Where went those innocent times?

At some point, youthful pride diminishes, to be taken over by what might pass as elderly scholarship, in allowing us the joy of holding our grandchildren and rocking them from crying to snuffling to deep sleep. I’ve embraced that. That much, I’ve accomplished.

I might have taken the comforting of my own children for granted, so many years ago, but I’m appreciative now of that confidence my daughter shows in entrusting her beautiful daughters to my care.

It was different, back when I was a young parent.

Having moved to Tulsa from a small community, I was compelled to seek out those things that I knew my children would miss out on – simple things, like walking along a creek and spotting small, wild creatures living in the water and along the bank. We tried LaFortune Park as an urban alternative to my rural upbringing.

In later years, I became increasingly concerned about the safety of my children, much to their consternation. Particularly, my daughter, whose requests went beyond wanting to have her ears pierced: she wanted to visit – The Mall. To me, at her age, it seemed to be a stretch of the bounds of parental propriety. We all want our kids to have fun. We just don’t want their very lives to be at risk.

At some point, I realized that living in a city was a completely different environment than growing up in a small community. While as a kid, I roamed the streets, sidewalks, vacant lots, abandoned houses, gas stations, parking lots, swimming pools, tennis courts, baseball diamonds, youth centers, garages, pastures, and surviving wilderness areas, without supervision – my own children were confined to our own cul-de-sac and the back yard. It wasn’t punishment. I sensed that a metropolitan childhood had to be more conservative, from a parent’s point of view.

Even at that, I could never have been prepared for the violence of today’s world.

I have argued in the past that we are exposed to heartaches of our current society through the news media, which has the ability to immediately bring into our living rooms the extreme and abhorrent behavior of our contemporaries. I cannot recall anything by way of comparison as a kid. My own children were in high school at the time of the Columbine school massacre – which is the first random act I can recall.

That isn’t exactly true – there were the killings at Kent State University when I was in high school, but those were a result of student protests and committed by armed guardsmen. There were some other incidents that preceded Columbine, but also pre-dated the widespread media coverage.

I worry for those innocent granddaughters that I rocked back to sleep the other night.

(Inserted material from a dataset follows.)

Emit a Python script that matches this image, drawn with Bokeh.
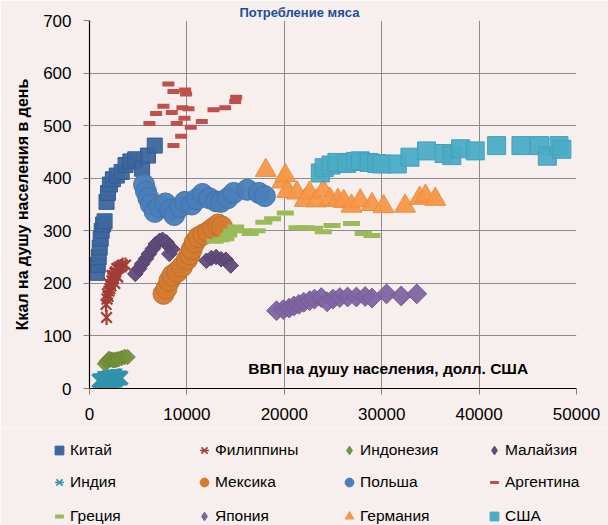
import numpy as np
from bokeh.plotting import figure
from bokeh.models import Range1d, FixedTicker, Label, Legend, LegendItem
from bokeh.embed import file_html
from bokeh.resources import INLINE

# ---------------- data (GDP per capita, USD ; kcal per capita per day) ----------------
series_names = ["Китай", "Филиппины", "Индонезия", "Малайзия", "Индия", "Мексика",
                "Польша", "Аргентина", "Греция", "Япония", "Германия", "США"]

china_x = [750, 850, 950, 1050, 1150, 1250, 1400, 1550, 1750, 1900, 2100, 2400, 2800, 3300, 3700, 4200, 4700, 5400, 6000, 6700]
china_y = [220, 235, 250, 268, 285, 300, 312, 318, 355, 372, 388, 398, 405, 412, 425, 432, 436, 418, 443, 462]

philippines_x = [1750, 1700, 1800, 1850, 1900, 2000, 2100, 2000, 2200, 2300, 2400, 2300, 2500, 2600, 2700, 2800, 3000, 3200, 3400, 3700, 2900, 2600]
philippines_y = [135, 160, 170, 180, 175, 185, 190, 200, 195, 205, 210, 215, 215, 220, 222, 228, 230, 232, 235, 235, 212, 200]

indonesia_x = [1600, 1800, 2000, 2200, 2400, 2600, 2800, 3000, 3300, 3600, 3900]
indonesia_y = [47, 52, 56, 55, 54, 54, 55, 56, 58, 60, 60]

malaysia_x = [4700, 5100, 5400, 5800, 6100, 6500, 6800, 7200, 7500, 7900, 8200, 8500, 8200, 12000, 12500, 13000, 13500, 14000, 14500]
malaysia_y = [218, 228, 237, 247, 256, 266, 275, 281, 283, 278, 270, 265, 256, 243, 248, 250, 246, 245, 234]

india_x = [1000, 1200, 1400, 1600, 1800, 2000, 2200, 2400, 2600, 2800, 3000, 3200]
india_y = [15, 15, 16, 17, 17, 18, 18, 19, 18, 19, 20, 20]

mexico_x = [7600, 7900, 8200, 8500, 9000, 9500, 10000, 10300, 10500, 10800, 11200, 11700, 12200, 12700, 13200, 13600]
mexico_y = [180, 190, 205, 215, 222, 232, 245, 255, 265, 278, 288, 293, 298, 305, 312, 308]

poland_x = [5600, 5800, 6050, 6300, 6700, 7200, 7800, 8300, 8700, 9300, 9800, 10500, 11000, 11600, 12300, 13000, 13500, 14200, 14800, 16200, 17400, 18000]
poland_y = [388, 375, 362, 350, 336, 345, 352, 340, 330, 345, 355, 350, 360, 370, 362, 356, 355, 362, 372, 378, 372, 366]

argentina_x = [8100, 8620, 9820, 9920, 15060, 14960, 13930, 12730, 7590, 6840, 8450, 9540, 10160, 9750, 11530, 6150, 8960, 10400, 9410, 8620]
argentina_y = [579, 565, 568, 560, 554, 546, 534, 530, 537, 523, 525, 534, 532, 514, 508, 504, 504, 497, 480, 462]

greece_x = [12900, 13500, 14000, 14300, 14600, 15000, 15800, 16500, 17200, 17900, 18800, 20100, 21300, 22200, 23100, 24000, 24900, 26900, 28100, 29000]
greece_y = [280, 283, 285, 292, 300, 307, 300, 295, 300, 316, 323, 334, 306, 306, 305, 298, 310, 314, 295, 291]

japan_x = [19200, 19900, 20500, 21000, 21500, 22000, 22600, 23100, 23800, 24400, 25000, 25700, 26500, 27400, 28300, 29000, 30500, 32000, 33600]
japan_y = [148, 150, 153, 157, 160, 164, 167, 170, 173, 165, 170, 173, 174, 174, 175, 172, 180, 176, 180]

germany_x = [18100, 19800, 20100, 20300, 21300, 22100, 22600, 23300, 24000, 24700, 25500, 26100, 26900, 27800, 29000, 30200, 32400, 33900, 34500, 35500]
germany_y = [415, 393, 405, 375, 372, 358, 372, 357, 376, 360, 358, 356, 347, 357, 350, 346, 347, 362, 366, 360]

usa_x = [23700, 24100, 24800, 25400, 26400, 27300, 27800, 28700, 29500, 30000, 31600, 32900, 34600, 36400, 37200, 38100, 39600, 41800, 44300, 46200, 47000, 48200, 48500]
usa_y = [410, 420, 425, 430, 428, 432, 433, 430, 428, 427, 427, 440, 452, 447, 443, 456, 452, 462, 462, 462, 442, 462, 455]

x_ticks = [0, 10000, 20000, 30000, 40000, 50000]
y_ticks = [0, 100, 200, 300, 400, 500, 600, 700]

title_text = "Потребление мяса"
y_label = "Ккал на душу населения в день"
x_label = "ВВП на душу населения, долл. США"

# ---------------- styles ----------------
FONT = "Liberation Sans"
BG = "#F6EFED"
C = {"Китай": "#3B679E", "Филиппины": "#A33C37", "Индонезия": "#77933C", "Малайзия": "#604A7B",
     "Индия": "#3092AB", "Мексика": "#D47B30", "Польша": "#4A7EBB", "Аргентина": "#C0504D",
     "Греция": "#9BBB59", "Япония": "#8064A2", "Германия": "#F79646", "США": "#4BACC6"}
ROT = np.pi / 4

def dk(hexc, f=0.9):
    h = hexc.lstrip("#")
    r, g, b = (int(h[i:i + 2], 16) for i in (0, 2, 4))
    return "#%02x%02x%02x" % (int(r * f), int(g * f), int(b * f))

# ---------------- main chart ----------------
p = figure(width=608, height=428, x_range=Range1d(0, 50000), y_range=Range1d(0, 700),
           output_backend="svg", toolbar_location=None,
           min_border_left=89, min_border_right=32, min_border_top=20, min_border_bottom=40,
           background_fill_color=BG, border_fill_color=BG)
p.outline_line_color = None

p.title.text = title_text
p.title.text_font = FONT
p.title.text_font_size = "13px"
p.title.text_font_style = "bold"
p.title.text_color = "#1F4E9A"
p.title.align = "left"
p.title.offset = 150
p.title.standoff = 2

for ax in (p.xaxis[0], p.yaxis[0]):
    ax.axis_line_color = "black"
    ax.axis_line_width = 1.2
    ax.major_tick_line_color = "#7f7f7f"
    ax.major_tick_out = 6
    ax.major_tick_in = 0
    ax.minor_tick_line_color = None
    ax.major_label_text_font = FONT
    ax.major_label_text_font_size = "17px"
    ax.major_label_text_color = "black"

p.xaxis.ticker = FixedTicker(ticks=x_ticks)
p.yaxis.ticker = FixedTicker(ticks=y_ticks)
p.xaxis.major_label_standoff = 13
p.yaxis.major_label_standoff = 12

p.yaxis.axis_label = y_label
p.yaxis.axis_label_text_font = FONT
p.yaxis.axis_label_text_font_size = "16px"
p.yaxis.axis_label_text_font_style = "bold"
p.yaxis.axis_label_text_color = "black"
p.yaxis.axis_label_standoff = 9

p.xgrid.ticker = FixedTicker(ticks=x_ticks)
p.ygrid.ticker = FixedTicker(ticks=y_ticks)
p.grid.grid_line_color = "#8c8c8c"
p.grid.grid_line_width = 1

p.scatter(china_x, china_y, marker="square", size=15, fill_color=C["Китай"],
          line_color=dk(C["Китай"]), fill_alpha=0.95)
p.scatter(philippines_x, philippines_y, marker="x", size=15, line_color=C["Филиппины"], line_width=2.2)
p.scatter(philippines_x, philippines_y, marker="dash", size=15, angle=np.pi / 2,
          line_color=C["Филиппины"], line_width=2.2)
p.scatter(indonesia_x, indonesia_y, marker="square", angle=ROT, size=11, fill_color=C["Индонезия"],
          line_color=dk(C["Индонезия"]), fill_alpha=0.95)
p.scatter(malaysia_x, malaysia_y, marker="square", angle=ROT, size=11, fill_color=C["Малайзия"],
          line_color=dk(C["Малайзия"]), fill_alpha=0.95)
p.scatter(india_x, india_y, marker="x", size=19, line_color=C["Индия"], line_width=3.5)
p.scatter(india_x, india_y, marker="dash", size=19, angle=np.pi / 2, line_color=C["Индия"], line_width=3.5)
p.scatter(mexico_x, mexico_y, marker="circle", size=21, fill_color=C["Мексика"],
          line_color=dk(C["Мексика"]), fill_alpha=0.95)
p.scatter(poland_x, poland_y, marker="circle", size=21, fill_color=C["Польша"],
          line_color=dk(C["Польша"]), fill_alpha=0.95)
p.scatter(argentina_x, argentina_y, marker="dash", size=12, line_color=C["Аргентина"], line_width=5)
p.scatter(greece_x, greece_y, marker="dash", size=17, line_color=C["Греция"], line_width=5)
p.scatter(japan_x, japan_y, marker="square", angle=ROT, size=14, fill_color=C["Япония"],
          line_color=dk(C["Япония"]), fill_alpha=0.95)
p.scatter(germany_x, germany_y, marker="triangle", size=21, fill_color=C["Германия"],
          line_color=dk(C["Германия"], 0.95), fill_alpha=0.95)
p.scatter(usa_x, usa_y, marker="square", size=18, fill_color=C["США"],
          line_color=dk(C["США"], 0.93), fill_alpha=0.95)

p.add_layout(Label(x=16300, y=38, text=x_label, text_font=FONT, text_font_size="15.5px",
                   text_font_style="bold", text_color="black", text_baseline="middle",
                   text_align="left"))

# ---------------- legend strip (second root under the chart) ----------------
q = figure(width=608, height=97, x_range=Range1d(0, 1), y_range=Range1d(0, 1),
           output_backend="svg", toolbar_location=None, title=None,
           x_axis_location=None, y_axis_location=None, min_border=0,
           background_fill_color=BG, border_fill_color=BG)
q.outline_line_color = None
q.grid.visible = False

SERIES = {"Китай": (china_x, china_y), "Филиппины": (philippines_x, philippines_y),
          "Индонезия": (indonesia_x, indonesia_y), "Малайзия": (malaysia_x, malaysia_y),
          "Индия": (india_x, india_y), "Мексика": (mexico_x, mexico_y),
          "Польша": (poland_x, poland_y), "Аргентина": (argentina_x, argentina_y),
          "Греция": (greece_x, greece_y), "Япония": (japan_x, japan_y),
          "Германия": (germany_x, germany_y), "США": (usa_x, usa_y)}

def leg_marker(name, marker, **kw):
    # legend swatch renderer: same series, lies outside this strip's ranges (only the swatch shows)
    xs, ys = SERIES[name]
    xs, ys = xs[:1], ys[:1]
    rends = []
    if marker == "asterisk6":
        rends.append(q.scatter(xs, ys, marker="x", line_color=C[name], line_width=1.5, **kw))
        rends.append(q.scatter(xs, ys, marker="dash", angle=np.pi / 2, line_color=C[name],
                               line_width=1.5, **kw))
    elif marker == "dash":
        rends.append(q.scatter(xs, ys, marker="dash", line_color=C[name], **kw))
    else:
        rends.append(q.scatter(xs, ys, marker=marker, fill_color=C[name], line_color=C[name], **kw))
    return LegendItem(label=name, renderers=rends)

rows = [
    [leg_marker("Китай", "square"), leg_marker("Филиппины", "asterisk6"),
     leg_marker("Индонезия", "diamond"), leg_marker("Малайзия", "diamond")],
    [leg_marker("Индия", "asterisk6"), leg_marker("Мексика", "circle"),
     leg_marker("Польша", "circle"), leg_marker("Аргентина", "dash", line_width=3)],
    [leg_marker("Греция", "dash", line_width=4), leg_marker("Япония", "diamond"),
     leg_marker("Германия", "triangle"), leg_marker("США", "square")],
]
row_offsets = [62, 30, -4]
for its, yoff in zip(rows, row_offsets):
    lg = Legend(items=its, orientation="horizontal", location=(48, yoff),
                label_text_font=FONT, label_text_font_size="15.5px", label_text_color="black",
                glyph_width=22, glyph_height=26, label_height=20, label_width=115,
                label_standoff=0, spacing=8, padding=0, margin=0,
                border_line_color=None, background_fill_alpha=0)
    q.add_layout(lg, "center")

open("out.html", "w").write(file_html([p, q], INLINE))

Tulsa ranks embarrassingly and shockingly high in the per-capita percentage of shooting deaths. Those are largely confined to specific areas of the metro – and those who would accuse me of profiling violence in our community should review the statistics. It isn’t just my assessment: there is an outcry among those living in that geographic area to end the primarily gang-related shootings.

It was such an innocent time for me, growing up in those small towns of my youth. Without extending judgment, my parents largely gave me free rein to explore. Looking back, that degree of freedom shocks me. It is so hard to remember those simpler, innocent, times. There might have been serial killers and stalkers and rapists and child molesters, thieves and robbers, burglars, and perverts, but if we even gave them a thought, we assumed they were held captive by the boundaries of those huge metropolitan areas. In our little town, we believed we were immune – at least, back then.

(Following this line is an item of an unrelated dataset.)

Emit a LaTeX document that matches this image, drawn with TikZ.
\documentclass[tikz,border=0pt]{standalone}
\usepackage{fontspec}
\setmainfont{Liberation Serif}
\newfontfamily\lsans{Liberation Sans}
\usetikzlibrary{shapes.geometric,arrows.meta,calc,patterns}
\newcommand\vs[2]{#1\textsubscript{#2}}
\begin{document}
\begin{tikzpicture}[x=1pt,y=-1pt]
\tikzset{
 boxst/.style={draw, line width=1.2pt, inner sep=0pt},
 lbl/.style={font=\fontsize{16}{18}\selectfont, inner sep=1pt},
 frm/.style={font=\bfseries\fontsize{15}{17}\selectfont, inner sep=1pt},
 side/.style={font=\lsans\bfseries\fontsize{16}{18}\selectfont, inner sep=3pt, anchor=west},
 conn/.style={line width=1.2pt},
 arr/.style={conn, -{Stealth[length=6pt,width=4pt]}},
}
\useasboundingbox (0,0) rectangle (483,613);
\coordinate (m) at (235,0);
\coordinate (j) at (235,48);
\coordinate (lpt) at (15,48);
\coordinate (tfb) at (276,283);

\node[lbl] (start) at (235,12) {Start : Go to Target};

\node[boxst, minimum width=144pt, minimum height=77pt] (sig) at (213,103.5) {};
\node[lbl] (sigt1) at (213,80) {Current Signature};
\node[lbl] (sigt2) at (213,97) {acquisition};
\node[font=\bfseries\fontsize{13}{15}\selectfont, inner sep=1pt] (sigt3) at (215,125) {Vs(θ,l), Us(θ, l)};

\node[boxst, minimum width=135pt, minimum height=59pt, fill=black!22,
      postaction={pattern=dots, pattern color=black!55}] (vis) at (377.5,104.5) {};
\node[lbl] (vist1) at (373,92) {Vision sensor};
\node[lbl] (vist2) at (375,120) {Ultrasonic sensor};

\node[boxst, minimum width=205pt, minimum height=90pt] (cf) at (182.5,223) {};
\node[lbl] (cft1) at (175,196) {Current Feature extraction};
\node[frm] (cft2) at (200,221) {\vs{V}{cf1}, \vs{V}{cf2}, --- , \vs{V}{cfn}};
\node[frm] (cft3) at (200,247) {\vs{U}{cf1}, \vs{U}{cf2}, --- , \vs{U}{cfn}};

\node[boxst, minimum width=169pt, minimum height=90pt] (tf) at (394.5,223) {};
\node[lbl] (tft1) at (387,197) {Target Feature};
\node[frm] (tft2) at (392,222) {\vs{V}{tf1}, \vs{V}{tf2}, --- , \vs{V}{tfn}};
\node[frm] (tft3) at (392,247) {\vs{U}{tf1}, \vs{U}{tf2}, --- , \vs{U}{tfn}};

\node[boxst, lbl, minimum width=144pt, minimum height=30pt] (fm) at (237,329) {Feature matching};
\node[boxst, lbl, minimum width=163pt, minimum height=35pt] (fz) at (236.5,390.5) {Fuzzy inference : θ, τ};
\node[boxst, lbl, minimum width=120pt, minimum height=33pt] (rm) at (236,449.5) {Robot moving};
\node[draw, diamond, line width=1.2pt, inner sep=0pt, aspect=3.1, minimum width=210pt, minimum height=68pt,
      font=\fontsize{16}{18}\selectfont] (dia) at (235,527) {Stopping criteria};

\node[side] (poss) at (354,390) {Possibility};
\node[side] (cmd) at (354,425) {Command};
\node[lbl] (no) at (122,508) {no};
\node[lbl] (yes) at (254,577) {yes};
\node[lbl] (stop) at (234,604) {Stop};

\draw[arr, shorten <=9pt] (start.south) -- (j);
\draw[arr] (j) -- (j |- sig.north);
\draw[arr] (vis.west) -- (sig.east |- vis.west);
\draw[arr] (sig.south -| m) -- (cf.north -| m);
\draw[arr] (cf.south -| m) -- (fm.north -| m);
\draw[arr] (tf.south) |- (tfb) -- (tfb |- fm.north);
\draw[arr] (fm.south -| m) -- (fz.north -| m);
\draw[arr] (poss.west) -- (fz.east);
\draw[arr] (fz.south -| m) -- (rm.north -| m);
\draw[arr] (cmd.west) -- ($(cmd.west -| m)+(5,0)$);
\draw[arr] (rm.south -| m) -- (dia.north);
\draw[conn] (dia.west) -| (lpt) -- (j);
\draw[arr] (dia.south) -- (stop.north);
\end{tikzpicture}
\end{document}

We were the last of the innocent Americans, enjoying the company of our neighbors, trusting in their support and good-will, leaving ourselves open to the invasion of privacy and property that almost never occurred. It might have been the last of the good times and we didn’t even know it.

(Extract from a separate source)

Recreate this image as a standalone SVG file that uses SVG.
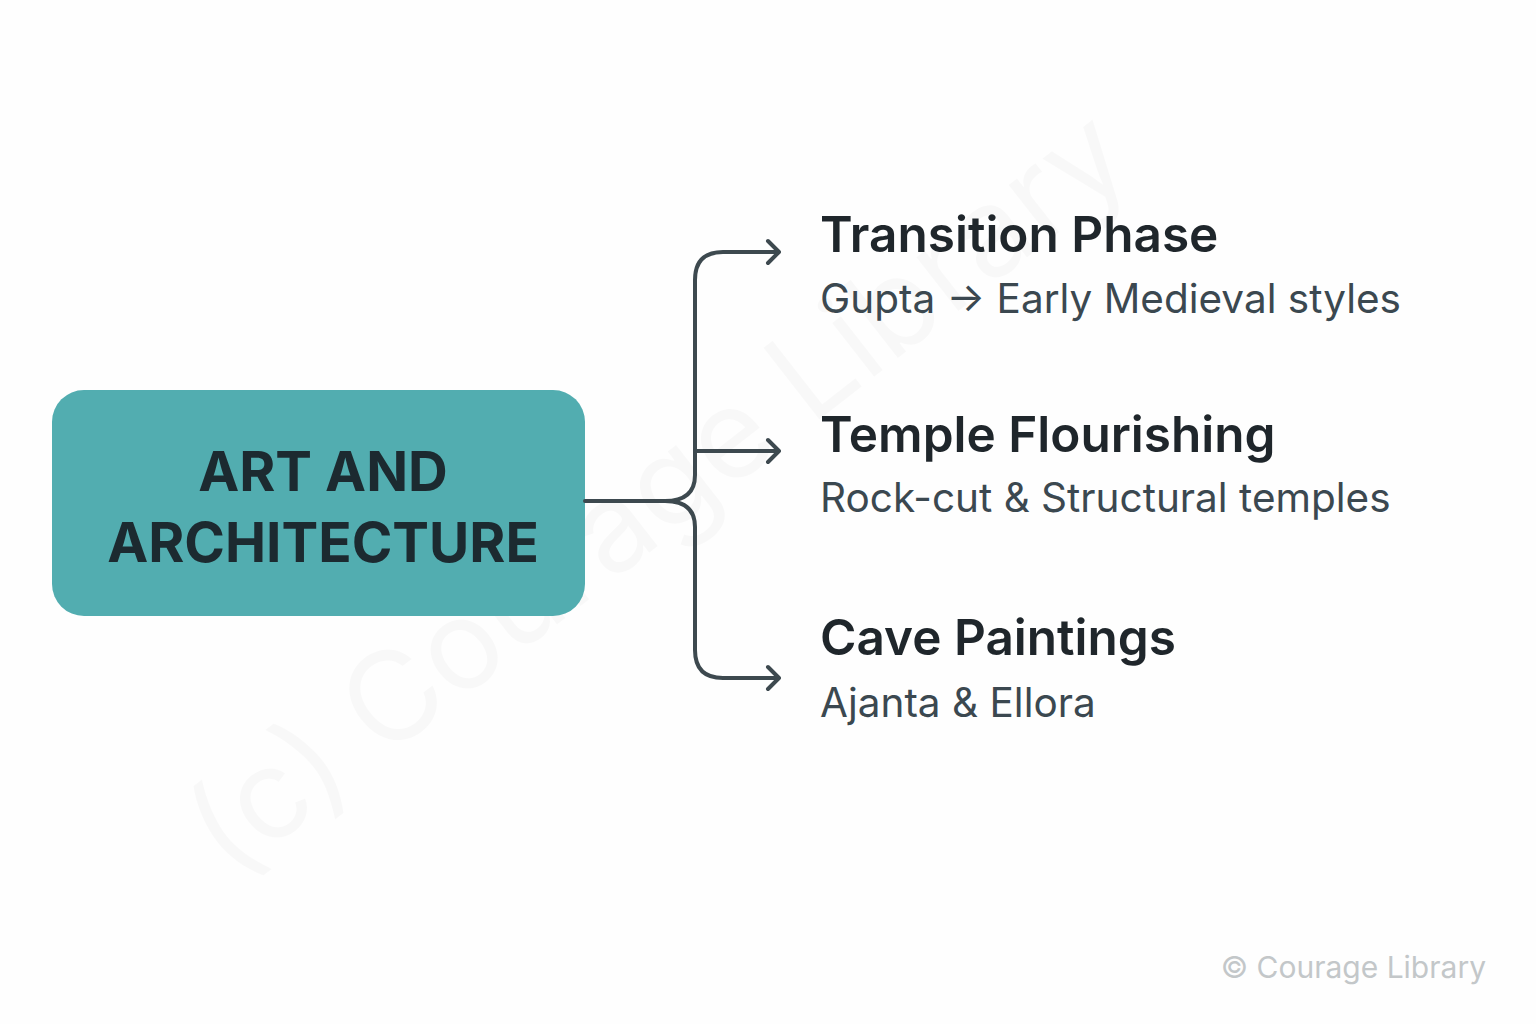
<svg xmlns="http://www.w3.org/2000/svg" width="1536" height="1024" viewBox="0 0 1536 1024">
<style>
.t{font-family:Inter,"Liberation Sans",sans-serif;font-weight:600;font-size:49.5px;fill:#1f262b}
.s{font-family:Inter,"Liberation Sans",sans-serif;font-size:40.5px;fill:#3b4850}
.c{fill:none;stroke:#3d494f;stroke-width:4;stroke-linecap:round;stroke-linejoin:round}
</style>
<rect width="1536" height="1024" fill="#fefefe"/>
<text transform="translate(230,880) rotate(-38)" font-family="Inter,'Liberation Sans',sans-serif" font-size="125" fill="#000" fill-opacity="0.022">(c) Courage Library</text>
<g id="root">
<rect x="52" y="390" width="533" height="226" rx="32" fill="#52adb0"/>
<text x="323" y="491" text-anchor="middle" font-family="Inter,'Liberation Sans',sans-serif" font-weight="700" font-size="55" fill="#1c2a30">ART AND</text>
<text x="323" y="562" text-anchor="middle" font-family="Inter,'Liberation Sans',sans-serif" font-weight="700" font-size="55" fill="#1c2a30">ARCHITECTURE</text>
</g>
<g id="connectors">
<path class="c" d="M585 501 H665 Q695 501 695 475 V280 Q695 252 723 252 H778"/>
<path class="c" d="M665 501 Q695 501 695 527 V650 Q695 678 723 678 H778"/>
<path class="c" d="M695 451 H778"/>
<path class="c" d="M768 241 L779 252 L768 263 M768 440 L779 451 L768 462 M768 667 L779 678 L768 689"/>
</g>
<g id="n1"><text class="t" x="820" y="252">Transition Phase</text><text class="s" x="820" y="313">Gupta → Early Medieval styles</text></g>
<g id="n2"><text class="t" x="820" y="452">Temple Flourishing</text><text class="s" x="820" y="512">Rock-cut &amp; Structural temples</text></g>
<g id="n3"><text class="t" x="820" y="655">Cave Paintings</text><text class="s" x="820" y="717">Ajanta &amp; Ellora</text></g>
<text x="1486" y="978" text-anchor="end" font-family="Inter,'Liberation Sans',sans-serif" font-size="30" fill="#c3c7c9">© Courage Library</text>
</svg>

So many times I have repeated the anecdote of the broker who completed the sale of my home and who called me at my work a week or so later.

“Your front door is standing open,” she said, and immediately apologized, as we in small towns are wont to do. “I would have stopped and pulled it closed but I was running late for work. I just worry that a dog or a squirrel might get inside. You might want to run home and close the door,” she said, breathlessly. That was excitement, back then.

No mention of thieves, burglars, or vandals.

Just a worry about squirrels and dogs. I still love that story – probably even more given my many years living in Tulsa.

If only those precious granddaughters of mine could experience that simple and easy growing up in that small town environment – that history that used to be the United States of America.